Bruce Springsteen's next album, "Letter To You", won't be officially released for another 8 days, but in the finest internet tradition it leaked today. And, just a few seconds in, I realized just how much I needed this record.
From the opening notes of the first track, "One Minute You're Here," I could feel the world melting away with all its stresses and turmoil. The very first line in "Big black train comin' down the track." This is not a mystery ride; we've been around long enough to know exactly where the train is going. The track is melancholy; someone has disappeared, maybe forever. The singer may be next. Bruce is singing in his lower register, first with guitar, then the arrangement builds, and I'm immersed. And calm. Turn up the volume.
This record is an homage of sorts, to what has come before personally for Bruce, and to the magic, mystery and yes, the ministry of rock and roll. After that first track, it's a full E Street Band assault.
It took me a little while to unlock what Bruce meant by the key phrase of the album's title track: "'Neath a crowd of mongrel trees I pulled that bothersome thread."

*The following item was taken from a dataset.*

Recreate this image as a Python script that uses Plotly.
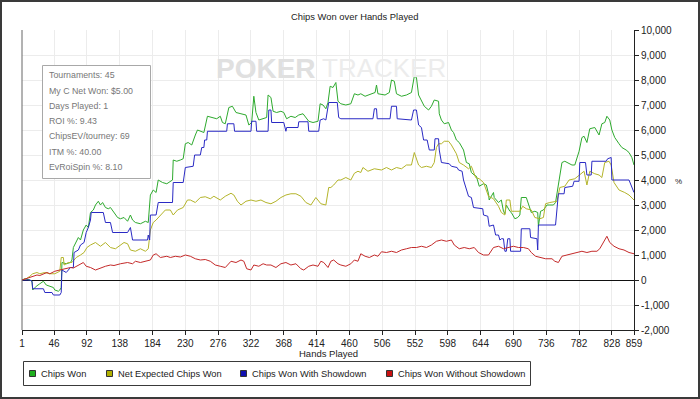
import plotly.graph_objects as go

# ---------------- data ----------------
hands_green = [1,5,12,15,16,21,26,31,35,40,45,47,52,54,56,57,63,69,71,73,77,80,83,87,91,94,97,101,104,108,111,114,118,122,125,130,135,139,144,149,153,156,160,167,174,178,181,185,189,192,198,204,209,212,213,218,223,227,230,234,239,241,244,247,251,256,261,268,274,279,282,286,291,296,301,308,315,319,323,326,329,333,339,344,346,350,353,358,364,368,372,378,384,389,395,399,403,409,416,419,423,427,430,433,437,441,444,448,455,462,467,472,476,482,496,498,500,510,516,519,523,526,533,540,547,551,554,557,561,565,571,575,579,585,586,589,593,599,603,606,610,614,620,624,628,631,635,638,642,645,648,652,655,656,662,663,669,673,676,678,680,685,687,692,696,699,701,708,711,715,720,724,725,728,732,737,741,746,749,753,758,762,766,772,776,782,786,789,793,797,804,810,814,818,821,825,828,832,838,842,848,852,856,859]
chips_won = [0,50,0,-50,-400,-250,-150,-50,-200,-250,-300,-400,-450,-400,-300,700,650,700,800,1300,1500,1700,1600,2000,2200,2100,2700,2800,3000,3150,3000,3100,2900,2850,2900,2700,2500,2450,2500,2350,2600,2400,2300,2250,2350,2300,3400,3600,3500,4000,3900,3850,3950,4000,4800,4750,4800,4850,5450,5500,5400,5600,5800,6000,5950,5900,6550,6500,6450,6550,6300,6250,6900,6950,6700,6650,6600,6200,6300,7350,6700,6400,6450,6500,7400,7300,6750,6700,6750,6700,6450,6550,6500,6600,6650,6500,6350,6300,6350,7050,7000,6850,7100,7750,7700,7900,7150,7050,7000,7050,7450,7400,7450,7350,7500,7800,7450,7400,7500,8000,7950,7450,7350,7400,7500,8150,8100,7400,7200,6950,6800,6950,7200,7150,6650,6400,6250,6300,6000,5900,5600,5500,5200,4700,4650,4300,4200,4150,3750,3800,3850,3800,3450,3200,3500,3300,3100,3200,2750,2650,3000,2750,2700,2450,2500,2600,3300,3300,3050,2700,2750,2700,2150,2750,2800,3000,3000,3000,3100,3750,4700,4750,4700,4600,4600,5150,5700,5750,5500,6050,6100,5800,6250,6300,6550,6400,6000,5700,5450,5300,5200,5100,4900,4600]

hands_blue = [1,12,15,16,31,33,43,45,54,56,57,63,69,73,74,80,83,88,91,94,97,98,115,118,125,128,149,153,156,177,178,180,181,189,192,212,213,227,230,241,243,251,253,256,257,260,261,288,289,298,299,322,323,329,330,346,347,350,351,368,371,372,388,389,402,403,417,419,424,427,431,443,445,448,493,495,498,499,517,519,526,527,547,550,554,557,561,564,569,572,579,580,585,586,589,600,603,611,613,618,620,624,627,631,634,647,648,654,656,662,665,669,671,673,676,678,680,682,685,686,700,701,713,714,723,724,725,749,751,753,761,762,773,775,782,783,791,793,799,800,820,822,827,828,852,855,859]
chips_showdown = [0,0,-50,-350,-350,-500,-500,-600,-600,-500,400,300,500,500,1100,1200,1400,1500,1900,2100,2400,2700,2700,2300,2300,1900,1900,2100,1600,1600,1800,1600,2600,2600,3100,3100,3900,3900,4500,4550,5000,5000,5300,5300,5600,5600,5950,5950,6250,6250,5950,5950,6350,6350,5950,5950,6800,6800,6300,6300,5950,6100,6100,6330,6330,5950,5950,6400,6450,6400,7100,7100,6500,6450,6450,6850,6850,6450,6450,6950,6950,6450,6400,6800,6800,6200,6100,5600,5600,5200,5200,5650,5650,5200,4700,4650,4550,4500,4400,4350,4000,3600,3350,3300,2900,2850,2600,2550,2150,2200,1800,1800,1600,1650,1650,1150,1150,1650,1650,1150,1150,2050,2050,1700,1650,1200,2200,2200,3000,3450,3450,3700,3750,3950,3950,4700,4700,4200,4200,4750,4750,4850,4900,4000,4000,3750,3500]

hands_olive = [1,7,12,16,22,26,33,40,47,54,56,59,60,66,71,77,83,88,92,97,104,111,118,125,132,139,144,149,153,160,167,174,178,181,185,189,195,202,209,213,219,227,233,237,244,251,258,265,270,279,286,294,298,303,308,315,322,329,336,343,350,357,364,371,378,385,392,399,406,413,420,427,431,434,438,444,448,455,462,467,472,476,479,486,495,505,512,519,526,533,540,547,551,554,557,561,568,575,579,582,585,589,593,599,603,610,614,620,627,631,637,642,648,655,662,669,673,678,680,685,687,692,699,703,708,715,720,727,732,735,741,751,755,762,768,776,782,789,793,797,804,810,814,818,824,827,831,838,846,852,859]
net_expected = [0,50,150,250,300,250,300,250,250,350,900,900,600,700,700,900,1000,1100,1300,1400,1500,1350,1500,1300,1250,1400,1500,1450,1200,1150,1250,1150,1250,2000,2300,2400,2600,2800,2800,2600,2800,2900,3200,3200,3100,3300,3330,3250,3350,3200,3350,3470,3400,3150,3000,3150,3200,3150,3200,3100,3050,3150,3300,3400,3450,3450,3350,3100,3000,3300,3050,3000,3700,3700,3800,4000,4000,4100,4000,4270,4350,4300,4500,4350,4450,4400,4500,4400,4500,4450,4600,4600,5100,4800,4600,4500,4550,4500,4700,5300,5450,5450,5550,5550,5400,5050,4700,4600,4450,4550,4100,4050,3900,3350,3250,2950,2700,2600,3200,3200,2750,2750,2750,2950,2850,2800,2500,2450,2500,3050,3100,3150,3700,3750,4000,4050,4200,4350,3800,4350,4250,4200,4100,4700,4750,4600,3900,3600,3500,3400,3200]

hands_red = [1,7,12,16,22,26,31,36,40,47,54,63,69,73,80,87,91,97,104,111,118,125,130,139,149,156,160,167,174,181,185,189,195,204,209,216,223,230,237,244,251,258,265,272,279,286,294,301,308,312,316,322,326,333,339,344,350,357,364,371,378,385,392,396,403,409,416,420,424,430,434,438,444,448,455,462,467,472,476,482,488,495,500,505,512,519,526,533,540,547,554,561,568,575,582,589,596,603,607,614,621,628,635,641,648,655,662,669,676,683,690,697,704,711,715,721,727,735,744,748,753,758,765,772,779,786,793,800,807,811,818,821,825,831,838,845,852,859]
chips_no_showdown = [0,50,100,150,200,180,250,300,250,350,400,450,500,480,600,700,550,500,400,480,550,600,580,650,700,650,750,700,750,800,1000,1050,900,950,900,950,920,1000,950,850,800,820,750,600,550,500,750,700,800,750,450,400,600,550,650,600,600,500,650,700,600,650,450,400,550,600,550,750,700,500,750,800,650,600,550,650,800,750,1050,950,900,1000,950,1130,1100,1150,1100,1200,1250,1300,1300,1350,1300,1400,1550,1600,1550,1600,1400,1250,1300,1250,1300,1100,1000,1000,1300,1350,1250,1300,1350,1300,1300,1250,1100,950,900,850,850,750,700,950,1000,1050,1100,1150,1100,1150,1150,1250,1600,1750,1500,1350,1250,1200,1100,1050]

series_names = ["Chips Won", "Net Expected Chips Won", "Chips Won With Showdown", "Chips Won Without Showdown"]
x_tickvals = [1, 46, 92, 138, 184, 230, 276, 322, 368, 414, 460, 506, 552, 598, 644, 690, 736, 782, 828, 859]
y_tickvals = [-2000, -1000, 0, 1000, 2000, 3000, 4000, 5000, 6000, 7000, 8000, 9000, 10000]
y_ticktext = ["-2,000", "-1,000", "0", "1,000", "2,000", "3,000", "4,000", "5,000", "6,000", "7,000", "8,000", "9,000", "10,000"]
stats_lines = ["Tournaments: 45", "My C Net Won: $5.00", "Days Played: 1", "ROI %: 9.43",
               "ChipsEV/tourney: 69", "ITM %: 40.00", "EvRoiSpin %: 8.10"]

# ---------------- styling ----------------
W, H = 700, 399
L, R, T, B = 22, 66, 30, 69
PW, PH = W - L - R, H - T - B
FONT = "Liberation Sans"


def px(p):
    return (p - L) / PW


def py(p):
    return (H - B - p) / PH


line_colors = ["#2eaa2e", "#b4b42a", "#2a2ac4", "#c42a2a"]
swatch_colors = ["#1fb01f", "#b0b000", "#1010b0", "#c81010"]

fig = go.Figure()
for hx, vy, col, name in zip([hands_green, hands_olive, hands_blue, hands_red],
                             [chips_won, net_expected, chips_showdown, chips_no_showdown],
                             line_colors, series_names):
    fig.add_trace(go.Scatter(x=hx, y=vy, mode="lines", name=name,
                             line=dict(color=col, width=1), showlegend=False,
                             hoverinfo="skip"))

shapes = []
annotations = []

# left frame line of plot area
shapes.append(dict(type="line", xref="paper", yref="paper", x0=0, x1=0, y0=0, y1=1,
                   line=dict(color="#666666", width=1)))
# outer border
shapes.append(dict(type="rect", xref="paper", yref="paper",
                   x0=px(1), x1=px(699), y0=py(398), y1=py(1),
                   line=dict(color="#3a3a3a", width=2)))

# watermark
annotations.append(dict(xref="paper", yref="paper", x=px(266), y=py(68), text="<b>POKER</b>",
                        showarrow=False, font=dict(family=FONT, size=28, color="#e0e0e0"),
                        xanchor="center", yanchor="middle"))
annotations.append(dict(xref="paper", yref="paper", x=px(384), y=py(68), text="TRACKER",
                        showarrow=False, font=dict(family=FONT, size=26, color="#ececec"),
                        xanchor="center", yanchor="middle"))

# stats box
shapes.append(dict(type="rect", xref="paper", yref="paper", layer="above",
                   x0=px(42.5), x1=px(150.5), y0=py(178.5), y1=py(65.5),
                   fillcolor="white", line=dict(color="#a8a8a8", width=1)))
for i, s in enumerate(stats_lines):
    annotations.append(dict(xref="paper", yref="paper", x=px(46.5), y=py(75.5 + i * 15.2),
                            text=s, showarrow=False, xanchor="left", yanchor="middle",
                            font=dict(family=FONT, size=8.8, color="#777777")))

# title, axis titles
annotations.append(dict(xref="paper", yref="paper", x=px(355), y=py(16.5),
                        text="Chips Won over Hands Played", showarrow=False,
                        xanchor="center", yanchor="middle",
                        font=dict(family=FONT, size=9.4, color="#222222")))
annotations.append(dict(xref="paper", yref="paper", x=px(328), y=py(353),
                        text="Hands Played", showarrow=False,
                        xanchor="center", yanchor="middle",
                        font=dict(family=FONT, size=9.5, color="#222222")))
annotations.append(dict(xref="paper", yref="paper", x=px(678), y=py(181),
                        text="%", showarrow=False, xanchor="center", yanchor="middle",
                        font=dict(family=FONT, size=8, color="#222222")))

# legend box
shapes.append(dict(type="rect", xref="paper", yref="paper",
                   x0=px(23.5), x1=px(530.5), y0=py(385.5), y1=py(361.5),
                   fillcolor="white", line=dict(color="#3a3a3a", width=1)))
swatch_x = [29.5, 106.5, 240.5, 386.5]
for sx, col, name in zip(swatch_x, swatch_colors, series_names):
    shapes.append(dict(type="rect", xref="paper", yref="paper",
                       x0=px(sx), x1=px(sx + 6), y0=py(376.5), y1=py(370.5),
                       fillcolor=col, line=dict(color="#333333", width=1)))
    annotations.append(dict(xref="paper", yref="paper", x=px(sx + 9), y=py(373.5),
                            text=name, showarrow=False, xanchor="left", yanchor="middle",
                            font=dict(family=FONT, size=9.3, color="#222222")))

fig.update_layout(
    width=W, height=H,
    margin=dict(l=L, r=R, t=T, b=B, pad=0),
    paper_bgcolor="white", plot_bgcolor="white",
    showlegend=False,
    shapes=shapes, annotations=annotations,
    font=dict(family=FONT, size=10, color="#222222"),
    xaxis=dict(range=[1, 859], tickmode="array", tickvals=x_tickvals,
               ticktext=[str(v) for v in x_tickvals],
               showgrid=True, gridcolor="#ececec", gridwidth=1,
               showline=True, linecolor="#222222", linewidth=1,
               ticks="outside", ticklen=4, tickcolor="#222222",
               zeroline=False, tickfont=dict(family=FONT, size=10, color="#222222")),
    yaxis=dict(range=[-2000, 10000], side="right", tickmode="array",
               tickvals=y_tickvals, ticktext=y_ticktext,
               showgrid=True, gridcolor="#ececec", gridwidth=1,
               showline=True, linecolor="#222222", linewidth=1,
               ticks="outside", ticklen=4, tickcolor="#222222",
               zeroline=True, zerolinecolor="#111111", zerolinewidth=1,
               tickfont=dict(family=FONT, size=10, color="#222222")),
)

fig.write_html("out.html", config={"displayModeBar": False},
               post_script="document.body.style.margin='0';document.body.style.overflow='hidden';")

I was watching TV and a car commercial came on. Pete Seeger was singing "Hard Times in the Mill." For all of the Seeger records I've listened to (and I listened to a lot, especially after Bruce came out with "The Seeger Sessions"), I didn't know that one. But I recognized it right away as a variant of an old folk song called "Down on Penny's Farm." In 1962, Bob Dylan used that song as the basis for his own song "Hard Time in New York Town"; a few years later Dylan twisted it more to become "Maggie's Farm." I thought through this, and understood: Dylan, Seeger, Woody Guthrie, Chuck Berry, Little Richard, The Rolling Stones and more, they're his mongrel trees. And here's Bruce, he's been pulling on that thread.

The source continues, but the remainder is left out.